Japan is scheduled to hold its Sixth Tokyo International Conference on Development (TICAD VI) summit in Nairobi, Kenya next year in September. Kenya will become the first African nation to hold the forum which has been held in Japan since its inception five years ago as a framework to enhance and promote development, relationship and trade between Japan and Africa. It might become too late for Kenya to attract any foreign investments in the country if it does not change its ways of making itself more appealing for investments.

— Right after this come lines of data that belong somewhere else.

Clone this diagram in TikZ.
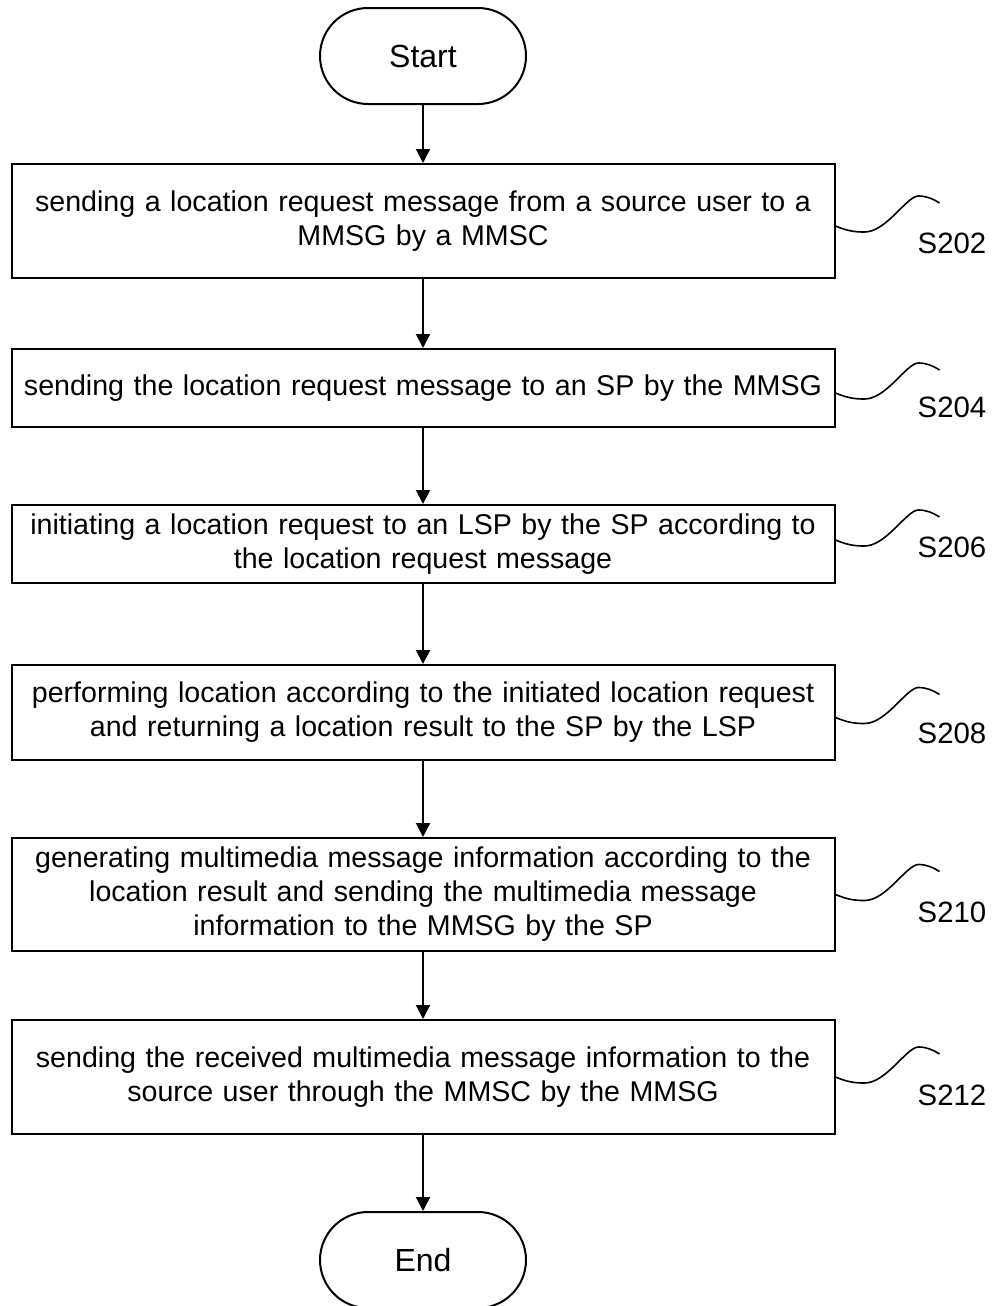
\documentclass[tikz,border=0pt]{standalone}
\usepackage{fontspec}
\setmainfont{Liberation Sans}
\usetikzlibrary{arrows.meta}

\begin{document}
\begin{tikzpicture}[
    x=0.5pt, y=-0.5pt,
    font=\fontsize{14.3}{17}\selectfont,
    terminal/.style={rectangle, rounded corners=24pt, draw, line width=1pt, minimum width=103pt, minimum height=48pt, font=\fontsize{16}{16}\selectfont},
    stepbox/.style={rectangle, draw, line width=1pt, minimum width=411.5pt, text width=408pt, align=center, inner sep=0pt},
    steptag/.style={font=\fontsize{14.7}{14.7}\selectfont},
    flow/.style={line width=1pt, -{Triangle[length=7pt,width=7pt]}},
    lead/.style={line width=0.8pt}
    ]
    \useasboundingbox (0,0) rectangle (991,1306);

    \node (start) [terminal] at (423,56) {Start};

    \node (b1) [stepbox, minimum height=57pt] at (423,221)
      {sending a location request message from a source user to a\\ MMSG by a MMSC};
    \node (b2) [stepbox, minimum height=39pt] at (423,388)
      {sending the location request message to an SP by the MMSG};
    \node (b3) [stepbox, minimum height=39pt] at (423,544)
      {initiating a location request to an LSP by the SP according to\\ the location request message};
    \node (b4) [stepbox, minimum height=47.5pt] at (423,712.5)
      {performing location according to the initiated location request\\ and returning a location result to the SP by the LSP};
    \node (b5) [stepbox, minimum height=56.5pt] at (423,894.5)
      {generating multimedia message information according to the\\ location result and sending the multimedia message\\ information to the MMSG by the SP};
    \node (b6) [stepbox, minimum height=57pt] at (423,1077)
      {sending the received multimedia message information to the\\ source user through the MMSC by the MMSG};

    \node (end) [terminal] at (423,1260) {End};

    % step numbers
    \node (s202) [steptag] at (952,243) {S202};
    \node (s204) [steptag] at (952,407) {S204};
    \node (s206) [steptag] at (952,547) {S206};
    \node (s208) [steptag] at (952,733) {S208};
    \node (s210) [steptag] at (952,912) {S210};
    \node (s212) [steptag] at (952,1095) {S212};

    \draw [flow] (start) -- (b1);
    \draw [flow] (b1) -- (b2);
    \draw [flow] (b2) -- (b3);
    \draw [flow] (b3) -- (b4);
    \draw [flow] (b4) -- (b5);
    \draw [flow] (b5) -- (b6);
    \draw [flow] (b6) -- (end);

    % leaders to the step numbers
    \draw [lead] ([yshift=-2.5pt]b1.east) .. controls +(12,5) and +(-10,0) .. ++(29,6)
      .. controls +(22,0) and +(-12,0) .. ++(54,-36) .. controls +(8,0) and +(-6,-4) .. ++(21,7);
    \draw [lead] ([yshift=-2.5pt]b2.east) .. controls +(12,5) and +(-10,0) .. ++(29,6)
      .. controls +(22,0) and +(-12,0) .. ++(54,-36) .. controls +(8,0) and +(-6,-4) .. ++(21,7);
    \draw [lead] ([yshift=2pt]b3.east) .. controls +(12,5) and +(-10,0) .. ++(29,6)
      .. controls +(22,0) and +(-12,0) .. ++(54,-36) .. controls +(8,0) and +(-6,-4) .. ++(21,7);
    \draw [lead] ([yshift=-2.5pt]b4.east) .. controls +(12,5) and +(-10,0) .. ++(29,6)
      .. controls +(22,0) and +(-12,0) .. ++(54,-36) .. controls +(8,0) and +(-6,-4) .. ++(21,7);
    \draw [lead] (b5.east) .. controls +(12,5) and +(-10,0) .. ++(29,6)
      .. controls +(22,0) and +(-12,0) .. ++(54,-36) .. controls +(8,0) and +(-6,-4) .. ++(21,7);
    \draw [lead] (b6.east) .. controls +(12,5) and +(-10,0) .. ++(29,6)
      .. controls +(22,0) and +(-12,0) .. ++(54,-36) .. controls +(8,0) and +(-6,-4) .. ++(21,7);
\end{tikzpicture}
\end{document}
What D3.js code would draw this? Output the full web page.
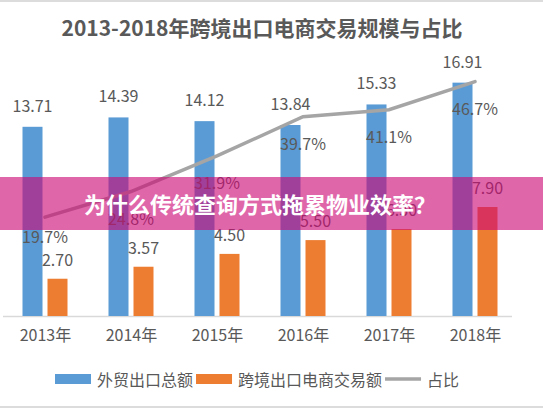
<!DOCTYPE html>
<html>
<head>
<meta charset="utf-8">
<script src="https://cdn.jsdelivr.net/npm/d3@7"></script>
<style>
  body { margin: 0; background: #fff; }
  svg { display: block; font-family: "Noto Sans CJK SC", "Noto Sans", sans-serif; }
</style>
</head>
<body>
<svg width="543" height="408"></svg>
<script>
var years = ["2013年", "2014年", "2015年", "2016年", "2017年", "2018年"];
var exportTotal = [13.71, 14.39, 14.12, 13.84, 15.33, 16.91];
var ecomTotal = [2.70, 3.57, 4.50, 5.50, 6.30, 7.90];
var share = [0.197, 0.248, 0.319, 0.397, 0.411, 0.467];
var seriesNames = ["外贸出口总额", "跨境出口电商交易额", "占比"];
var title = "2013-2018年跨境出口电商交易规模与占比";
var banner = "为什么传统查询方式拖累物业效率？";

var svg = d3.select("svg");
var labelColor = "#595959";
var blue = "#5b9bd5", orange = "#ed7d31", gray = "#a5a5a5";
var baseY = 316, topY = 40;

// frame lines
svg.append("line").attr("x1", 0).attr("x2", 543).attr("y1", 1).attr("y2", 1)
  .attr("stroke", "#dcdcdc").attr("stroke-width", 2);
svg.append("line").attr("x1", 0).attr("x2", 543).attr("y1", 407).attr("y2", 407)
  .attr("stroke", "#dcdcdc").attr("stroke-width", 2);

// title
svg.append("text")
  .attr("x", 262).attr("y", 27)
  .attr("text-anchor", "middle").attr("dominant-baseline", "central")
  .attr("font-size", 21).attr("font-weight", "bold")
  .attr("fill", labelColor)
  .text(title);

var x = d3.scalePoint().domain(years).range([45, 475]);
var x1 = d3.scaleBand().domain([0, 1]).range([-22.5, 22.5]).paddingInner(0.2);
var y = d3.scaleLinear().domain([0, 20]).range([baseY, topY]);
var yp = d3.scaleLinear().domain([0, 0.55]).range([baseY, topY]);

// x axis
var xAxis = svg.append("g").attr("transform", "translate(0," + baseY + ")")
  .call(d3.axisBottom(x).tickSize(0).tickPadding(14));
xAxis.select(".domain").attr("d", "M3,0.5H512").attr("stroke", "#d9d9d9").attr("stroke-width", 1.5);
xAxis.selectAll("text").attr("font-size", 16).attr("fill", labelColor)
  .attr("font-family", "Noto Sans CJK SC");

var groups = [exportTotal, ecomTotal];
var colors = [blue, orange];

groups.forEach(function(vals, s) {
  svg.append("g").selectAll("rect").data(vals).enter().append("rect")
    .attr("x", function(d, i) { return x(years[i]) + x1(s); })
    .attr("width", x1.bandwidth())
    .attr("y", function(d) { return y(d); })
    .attr("height", function(d) { return baseY - y(d); })
    .attr("fill", colors[s]);

  svg.append("g").selectAll("text").data(vals).enter().append("text")
    .attr("x", function(d, i) { return x(years[i]) + x1(s) + x1.bandwidth() / 2; })
    .attr("y", function(d) { return y(d) - (s === 0 ? 22 : 20); })
    .attr("text-anchor", "middle").attr("dominant-baseline", "central")
    .attr("font-size", 16).attr("fill", labelColor)
    .text(function(d) { return d.toFixed(2); });
});

// share line
var line = d3.line()
  .x(function(d, i) { return x(years[i]); })
  .y(function(d) { return yp(d); });
svg.append("path").datum(share)
  .attr("d", line)
  .attr("fill", "none").attr("stroke", gray).attr("stroke-width", 3.5)
  .attr("stroke-linecap", "round");

svg.append("g").selectAll("text").data(share).enter().append("text")
  .attr("x", function(d, i) { return x(years[i]); })
  .attr("y", function(d, i) { return yp(d) + (i === 0 ? 19 : 26); })
  .attr("text-anchor", "middle").attr("dominant-baseline", "central")
  .attr("font-size", 16).attr("fill", labelColor)
  .text(function(d) { return (d * 100).toFixed(1) + "%"; });

// legend
var legend = svg.append("g");
var lx = 55, ly = 379;
seriesNames.forEach(function(name, i) {
  if (i < 2) {
    legend.append("rect").attr("x", lx).attr("y", ly - 5).attr("width", 36).attr("height", 10)
      .attr("fill", colors[i]);
  } else {
    legend.append("line").attr("x1", lx).attr("x2", lx + 36).attr("y1", ly).attr("y2", ly)
      .attr("stroke", gray).attr("stroke-width", 3.5);
  }
  var t = legend.append("text")
    .attr("x", lx + 42).attr("y", ly)
    .attr("dominant-baseline", "central")
    .attr("font-size", 16).attr("fill", labelColor)
    .text(name);
  lx = lx + 42 + t.node().getComputedTextLength() + 3;
});

// overlay banner
svg.append("rect")
  .attr("x", 0).attr("y", 177).attr("width", 543).attr("height", 53)
  .attr("fill", "rgb(205,8,118)").attr("fill-opacity", 0.62);
svg.append("text")
  .attr("x", 260).attr("y", 203)
  .attr("text-anchor", "middle").attr("dominant-baseline", "central")
  .attr("font-size", 22).attr("font-weight", "bold")
  .attr("fill", "#fff")
  .text(banner);
</script>
</body>
</html>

I was privileged to attend a special dinner in honour of African Presidents and Heads of States nearly three years ago by Japanese Prime Minister Shinzo Abe during the TICAD V conference in Yokohama, Japan. The entire Japanese government including former Prime Minister Mori, Presidents, Chairmen and Chief Executives of leading Corporates in Japan attended unlike recently when I attended a special dinner hurriedly organised for Japanese business Executives at Intercontinental hotel which was hardly attended by prominent Kenyan business men and women, Cabinet Secretaries and top government representatives except Cabinet Secretary for Foreign Affairs Amina Mohammed and a handful Kenyans connected to the Japanese companies like Ambassador Awori and Isaac Kalua.
The Kenyan leadership must become serious with issues and not play around with important occasions with lots of potential for the development of the country. As Kenyans, we should be ready to tap into existing opportunities instead of wasting much time on non-issues.
By Denise A. O. Kodhe,
Institute for Democracy & Leadership in Africa- IDEA.